Sweet memories of an easy election triumph with a showering of cash from state coffers still linger just like the first imprint on ducklings. The victory was simple too. On such tricky issues as the retroactive compensation for business losses of the self-employed, the DP was unassertive, citing its concerns about “duplicate assistance, fairness and problems with calculating their exact damages.” But the party has turned very aggressive on disaster relief for all. As soon as President Moon Jae-in mentioned the need for additional fiscal input, the DP jumped on the bandwagon as the idea of a universal handout did not create any headaches for the party.

The government and the DP do not care about the snowballing fiscal deficit hovering at 1000 trillion won ($896 billion) now. But they should be careful with the timing and way of releasing the relief funds. With a long way to go before Koreans reach herd immunity by November — the deadline set by the government — pent-up demand is recovering fast.

Raising its projection for growth this year to 4 percent, the Bank of Korea and suggested the possibility of raising its benchmark rate citing inflationary pressures. Consumer prices increased 2.6 percent in May on year — the largest gain for the month since 2012. The market is heating up at an alarming speed.
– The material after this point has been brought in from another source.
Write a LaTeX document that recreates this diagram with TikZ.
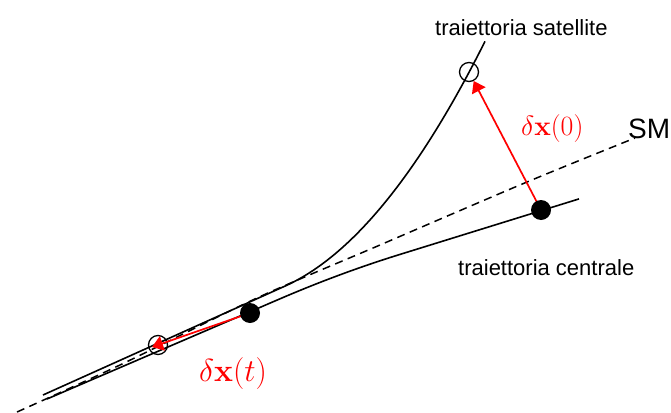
\documentclass[tikz,border=0pt]{standalone}
\usepackage[no-math]{fontspec}
\setmainfont{Liberation Sans}
\usetikzlibrary{arrows.meta}
\begin{document}
\begin{tikzpicture}[x=1pt,y=-1pt,
  traj/.style={line width=1.6pt},
  smline/.style={line width=1.5pt, dash pattern=on 8pt off 5.5pt},
  dot/.style={circle, fill=black, minimum size=20pt, inner sep=0pt},
  ring/.style={circle, draw=black, line width=1.3pt, minimum size=19pt, inner sep=0pt},
  vec/.style={draw=red, line width=1.7pt, -{Triangle[length=11pt,width=15pt]}},
  lbl/.style={font=\fontsize{22}{26}\selectfont, inner sep=0pt, anchor=base west},
  smlbl/.style={font=\fontsize{28}{32}\selectfont, inner sep=0pt, anchor=base west},
  vlbl/.style={text=red, inner sep=0pt, anchor=base west}]
\useasboundingbox (0,0) rectangle (671,412);

% stable manifold (dashed)
\draw[smline] plot[smooth, tension=0.5] coordinates {(17,412) (120,365) (257,298) (380,245) (527,182) (635,138)};
% satellite trajectory
\draw[traj] plot[domain=43:485, samples=120, smooth] (\x, {395-0.45*(\x-43)-(0.0622*max(\x-285,0))^2});
% central trajectory
\draw[traj] plot[domain=47:579, samples=120, smooth] (\x, {399-0.43*(\x-47)+(0.02236*min(max(\x-280,0),120))^2+0.12*max(\x-400,0)});

\node[ring] (c1) at (469,72) {};
\node[ring] (c2) at (158,345) {};
\coordinate (tip2) at (152,347);

\draw[vec] (541,210) coordinate (d2c) -- (c1);
\draw[vec] (250,313) coordinate (d1c) -- (tip2);

\node[dot] (d1) at (d1c) {};
\node[dot] (d2) at (d2c) {};

\node[lbl] (ts) at (435,36) {traiettoria satellite};
\node[lbl] (tc) at (458,275) {traiettoria centrale};
\node[smlbl] (sm) at (628,138) {SM};
\node[vlbl] (v0) at (521,135) {\scalebox{1.12}{\Huge$\delta\mathbf{x}(0)$}};
\node[vlbl] (vt) at (199,381) {\scalebox{1.28}{\Huge$\delta\mathbf{x}(t)$}};
\end{tikzpicture}
\end{document}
To be sure, there is a plethora of deficit-ridden enterprises struggling to survive. But their financial crisis should be addressed by selective relief based on precise diagnosis and prescription, not universal give-outs.

Despite the need for expansionary fiscal policy, there are worries about its side effects. A case in point is the United States, which has started implementing $6 trillion of fiscal stimuli. Lawrence Summers, president emeritus of Harvard University and former Treasury secretary, and Olivier Blanchard, a senior fellow at the Peterson Institute for International Economics and former chief economist at the International Monetary Fund, both warned about the possibility that the Biden administration’s gargantuan stimuli package could trigger dangerous inflation. In the past, the two experts have advocated generous government spending for the economy to rebound.

Countries are weighing when it will be the best time to stop expansionary fiscal policies. Korea is going in the opposite direction. It is pushing for a super-sized supplementary budget amounting to 30 trillion. Interest rates of bonds have started rising — slowly but steadily. If the administration opts to issue government bonds to fund the budget, it will precipitously devaluate them and deepen concerns about higher interest rates.

The DP claims there is nothing to worry about as the government is supposed to get more tax revenues this year. But that is the money the government squeezed from a number of homeowners whose apartment prices soared thanks to the government’s real estate fiascoes. It is also the money a multitude of private companies earned after fierce competition at home and abroad. The government must not squander the money.

The populist government’s attitude is unfathomable. If there are some revenues left in state coffers, they should be used wisely for the victims of Covid-19, such as mom-and-pop store owners who suffered huge losses by faithfully following the government-enforced merciless social distancing rules, the underprivileged, and the young still struggling to find a job.

Koreans are tired of such benevolent offerings of cash with savvy excuses ahead of elections. The effect is also dubious. The fourth round of relief the government doled out before the April 17 mayoral by-elections in Seoul and Busan did not affect the results of the election at all. Park Young-sun, a DP candidate for Seoul mayor, promised a universal 100,000-won cash handout for each citizen, but the idea was overwhelmingly turned down by voters. Could the DP help win the presidential election on March 9, 2022 by playing the same tune again? Probably not.